I am trying to solve a problem using tail recursion. The use case is:
I have list of folders and each folder has list of files and each file has several records. I want to perform some transformation the records and write them to kinesis in batches.
val listOfFolders = Folder1(File1(RF11, RF12, RF13), File2(RF21,RF22))
I want to write let's say two records at a time in kinesis. So far I have tried:
listOfFolders.map { folder =>
val files = fetchAllFilesFromFolder(folder)
if (files.nonEmpty) {
sendBatch(files, Seq.empty[(ByteBuffer, String)], 2)
} else {
logger.info(s"No files are present in folder")
}
}
@scala.annotation.tailrec
def sendBatch(
files: Seq[Files],
buffer: Seq[(ByteBuffer, String)],
numberOfRecordsToSend: Int
): Unit =
files match {
case Nil => {
if (buffer.nonEmpty) {
sendToKinesis(streamName, buffer) map { putDataResult =>
val putDataList = putDataResult.getRecords.asScala.toList
logger.info(
s"Successfully Sent"
)
}
} else {
logger.info(s"Successfully sent")
}
}
case head :: tail => {
val fileData = readFileData()
val byteData: Seq[(ByteBuffer, String)] = transformDataAndConvertToByteBuffer(fileData)

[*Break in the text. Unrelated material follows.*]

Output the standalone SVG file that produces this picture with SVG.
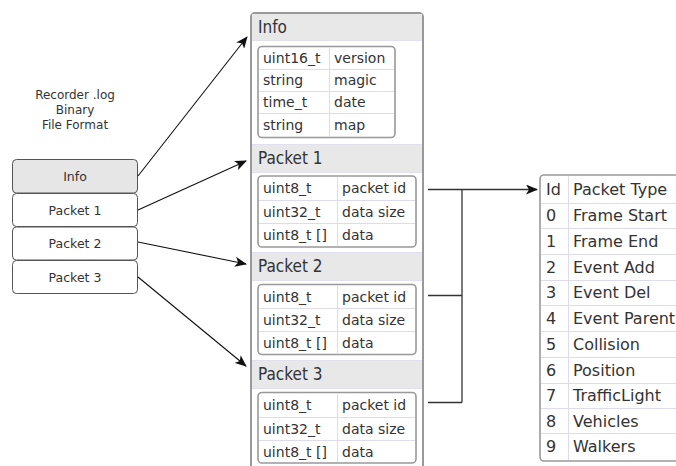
<svg xmlns="http://www.w3.org/2000/svg" width="676" height="466" viewBox="0 0 676 466">
  <style>
    text { font-family: "DejaVu Sans", "Liberation Sans", sans-serif; fill: #333; }
    .title { font-size: 12px; text-anchor: middle; }
    .blk { fill: #fff; stroke: #555; stroke-width: 1; }
    .blk-hi { fill: #e6e6e6; stroke: #555; stroke-width: 1; }
    .blk-t { font-size: 12.5px; text-anchor: middle; }
    .frame { fill: #fff; stroke: #999; stroke-width: 2; }
    .band { fill: #e8e8e8; }
    .band-line { stroke: #e0e0ee; stroke-width: 1; }
    .hdr { font-family: "DejaVu Sans Condensed", "DejaVu Sans", sans-serif; font-size: 17px; }
    .tbl { fill: #fff; stroke: #999; stroke-width: 1.6; }
    .grid { stroke: #dcdcec; stroke-width: 1; fill: none; }
    .cell { font-size: 14px; }
    .big { font-size: 16px; }
    .edge { stroke: #111; stroke-width: 1.1; fill: none; }
    .bus { stroke: #333; stroke-width: 1.3; fill: none; }
  </style>
  <defs>
    <marker id="arrow" viewBox="0 0 12 10" refX="11" refY="5" markerWidth="12" markerHeight="10" markerUnits="userSpaceOnUse" orient="auto">
      <path d="M0,0 L12,5 L0,10 L3,5 Z" fill="#111"/>
    </marker>
  </defs>

  <!-- caption -->
  <g id="caption">
    <text class="title" x="75" y="99">Recorder .log</text>
    <text class="title" x="75" y="114">Binary</text>
    <text class="title" x="75" y="129">File Format</text>
  </g>

  <!-- file layout stack -->
  <g id="stack-info">
    <rect class="blk-hi" x="12.5" y="159.5" width="125" height="33.5" rx="4"/>
    <text class="blk-t" x="75" y="180.5">Info</text>
  </g>
  <g id="stack-packet1">
    <rect class="blk" x="12.5" y="193.5" width="125" height="33" rx="4"/>
    <text class="blk-t" x="75" y="214.5">Packet 1</text>
  </g>
  <g id="stack-packet2">
    <rect class="blk" x="12.5" y="227" width="125" height="33" rx="4"/>
    <text class="blk-t" x="75" y="248">Packet 2</text>
  </g>
  <g id="stack-packet3">
    <rect class="blk" x="12.5" y="260.5" width="125" height="33" rx="4"/>
    <text class="blk-t" x="75" y="281.5">Packet 3</text>
  </g>

  <!-- record structure panel -->
  <g id="records">
    <rect class="frame" x="251" y="13" width="172" height="480" rx="4"/>
    <rect class="band" x="252" y="14" width="170" height="26"/>
    <rect class="band" x="252" y="145" width="170" height="27"/>
    <rect class="band" x="252" y="253" width="170" height="27"/>
    <rect class="band" x="252" y="361" width="170" height="27"/>
    <line class="band-line" x1="252" y1="40.5" x2="422" y2="40.5"/>
    <line class="band-line" x1="252" y1="144.5" x2="422" y2="144.5"/>
    <line class="band-line" x1="252" y1="172.5" x2="422" y2="172.5"/>
    <line class="band-line" x1="252" y1="252.5" x2="422" y2="252.5"/>
    <line class="band-line" x1="252" y1="280.5" x2="422" y2="280.5"/>
    <line class="band-line" x1="252" y1="360.5" x2="422" y2="360.5"/>
    <line class="band-line" x1="252" y1="388.5" x2="422" y2="388.5"/>
  </g>

  <g id="info-record">
    <text class="hdr" x="258" y="33">Info</text>
    <rect class="tbl" x="258" y="46.5" width="137" height="91" rx="4"/>
    <path class="grid" d="M259,69.5 H394 M259,91.5 H394 M259,113.5 H394 M329.5,47.5 V137"/>
    <text class="cell" x="263" y="63">uint16_t</text>
    <text class="cell" x="334" y="63">version</text>
    <text class="cell" x="263" y="85">string</text>
    <text class="cell" x="334" y="85">magic</text>
    <text class="cell" x="263" y="107">time_t</text>
    <text class="cell" x="334" y="107">date</text>
    <text class="cell" x="263" y="130">string</text>
    <text class="cell" x="334" y="130">map</text>
  </g>

  <g id="packet1-record">
    <text class="hdr" x="258" y="164">Packet 1</text>
    <rect class="tbl" x="258" y="176" width="158" height="71" rx="4"/>
    <path class="grid" d="M259,200.5 H415 M259,223.5 H415 M337.5,177 V246"/>
    <text class="cell" x="263" y="193">uint8_t</text>
    <text class="cell" x="342" y="193">packet id</text>
    <text class="cell" x="263" y="217">uint32_t</text>
    <text class="cell" x="342" y="217">data size</text>
    <text class="cell" x="263" y="240">uint8_t []</text>
    <text class="cell" x="342" y="240">data</text>
  </g>

  <g id="packet2-record">
    <text class="hdr" x="258" y="272">Packet 2</text>
    <rect class="tbl" x="258" y="284.5" width="158" height="70" rx="4"/>
    <path class="grid" d="M259,308.5 H415 M259,331.5 H415 M337.5,285.5 V353.5"/>
    <text class="cell" x="263" y="301.5">uint8_t</text>
    <text class="cell" x="342" y="301.5">packet id</text>
    <text class="cell" x="263" y="325">uint32_t</text>
    <text class="cell" x="342" y="325">data size</text>
    <text class="cell" x="263" y="348">uint8_t []</text>
    <text class="cell" x="342" y="348">data</text>
  </g>

  <g id="packet3-record">
    <text class="hdr" x="258" y="380">Packet 3</text>
    <rect class="tbl" x="258" y="392.5" width="158" height="70.5" rx="4"/>
    <path class="grid" d="M259,417.5 H415 M259,440.5 H415 M337.5,393.5 V462"/>
    <text class="cell" x="263" y="410">uint8_t</text>
    <text class="cell" x="342" y="410">packet id</text>
    <text class="cell" x="263" y="434">uint32_t</text>
    <text class="cell" x="342" y="434">data size</text>
    <text class="cell" x="263" y="457">uint8_t []</text>
    <text class="cell" x="342" y="457">data</text>
  </g>

  <!-- packet id lookup -->
  <g id="packet-types">
    <rect class="tbl" x="540" y="175" width="160" height="286" rx="4"/>
    <path class="grid" d="M541,203.5 H676 M541,228.5 H676 M541,254.5 H676 M541,280.5 H676 M541,305.5 H676 M541,331.5 H676 M541,357.5 H676 M541,383.5 H676 M541,408.5 H676 M541,433.5 H676 M568.5,176 V460"/>
    <text class="big" x="546" y="195">Id</text>
    <text class="big" x="573" y="195">Packet Type</text>
    <text class="big" x="546" y="221">0</text>
    <text class="big" x="573" y="221">Frame Start</text>
    <text class="big" x="546" y="247">1</text>
    <text class="big" x="573" y="247">Frame End</text>
    <text class="big" x="546" y="273">2</text>
    <text class="big" x="573" y="273">Event Add</text>
    <text class="big" x="546" y="298">3</text>
    <text class="big" x="573" y="298">Event Del</text>
    <text class="big" x="546" y="324">4</text>
    <text class="big" x="573" y="324">Event Parent</text>
    <text class="big" x="546" y="350">5</text>
    <text class="big" x="573" y="350">Collision</text>
    <text class="big" x="546" y="376">6</text>
    <text class="big" x="573" y="376">Position</text>
    <text class="big" x="546" y="401">7</text>
    <text class="big" x="573" y="401">TrafficLight</text>
    <text class="big" x="546" y="427">8</text>
    <text class="big" x="573" y="427">Vehicles</text>
    <text class="big" x="546" y="452">9</text>
    <text class="big" x="573" y="452">Walkers</text>
  </g>

  <!-- connectors -->
  <g id="connectors">
    <line class="edge" x1="138" y1="176" x2="247" y2="37" marker-end="url(#arrow)"/>
    <line class="edge" x1="138" y1="210" x2="246" y2="161" marker-end="url(#arrow)"/>
    <line class="edge" x1="138" y1="242" x2="246" y2="264" marker-end="url(#arrow)"/>
    <line class="edge" x1="138" y1="277" x2="246" y2="366" marker-end="url(#arrow)"/>
    <path class="bus" d="M428,295.5 H462 M428,402.5 H462 M462,189.5 V402.5"/>
    <line class="bus" x1="428" y1="189.5" x2="537" y2="189.5" marker-end="url(#arrow)"/>
  </g>
</svg>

val currentBatch = buffer ++ byteData
if (currentBatch.size >= numberOfRecordsToSend) {
sendToKinesis(streamName, buffer) map { putRecordRes =>
val putDataList = putRecordRes.getRecords.asScala.toList
logger.info(
s"Sent successfully"
)
}
sendBatch(tail, Seq.empty[(ByteBuffer, String)], 2)
} else {
sendBatch(tail, currentBatch, 2)
}
}
}
sendToKinesis uses KCL putRecords.
Problems with the above code is:
Reads all the data from one file. So if file has 5 records will send 5 records to kinesis but the batch size is 2.
Can't call the tail recursive method from map.
Also to be taken care if - If file1 has 3 records it should send 2 records RF11, RF12 together and then RF13,RF21 together and at last RF22.
I do not want to use any var in my code. Can it be solved using the tail rec?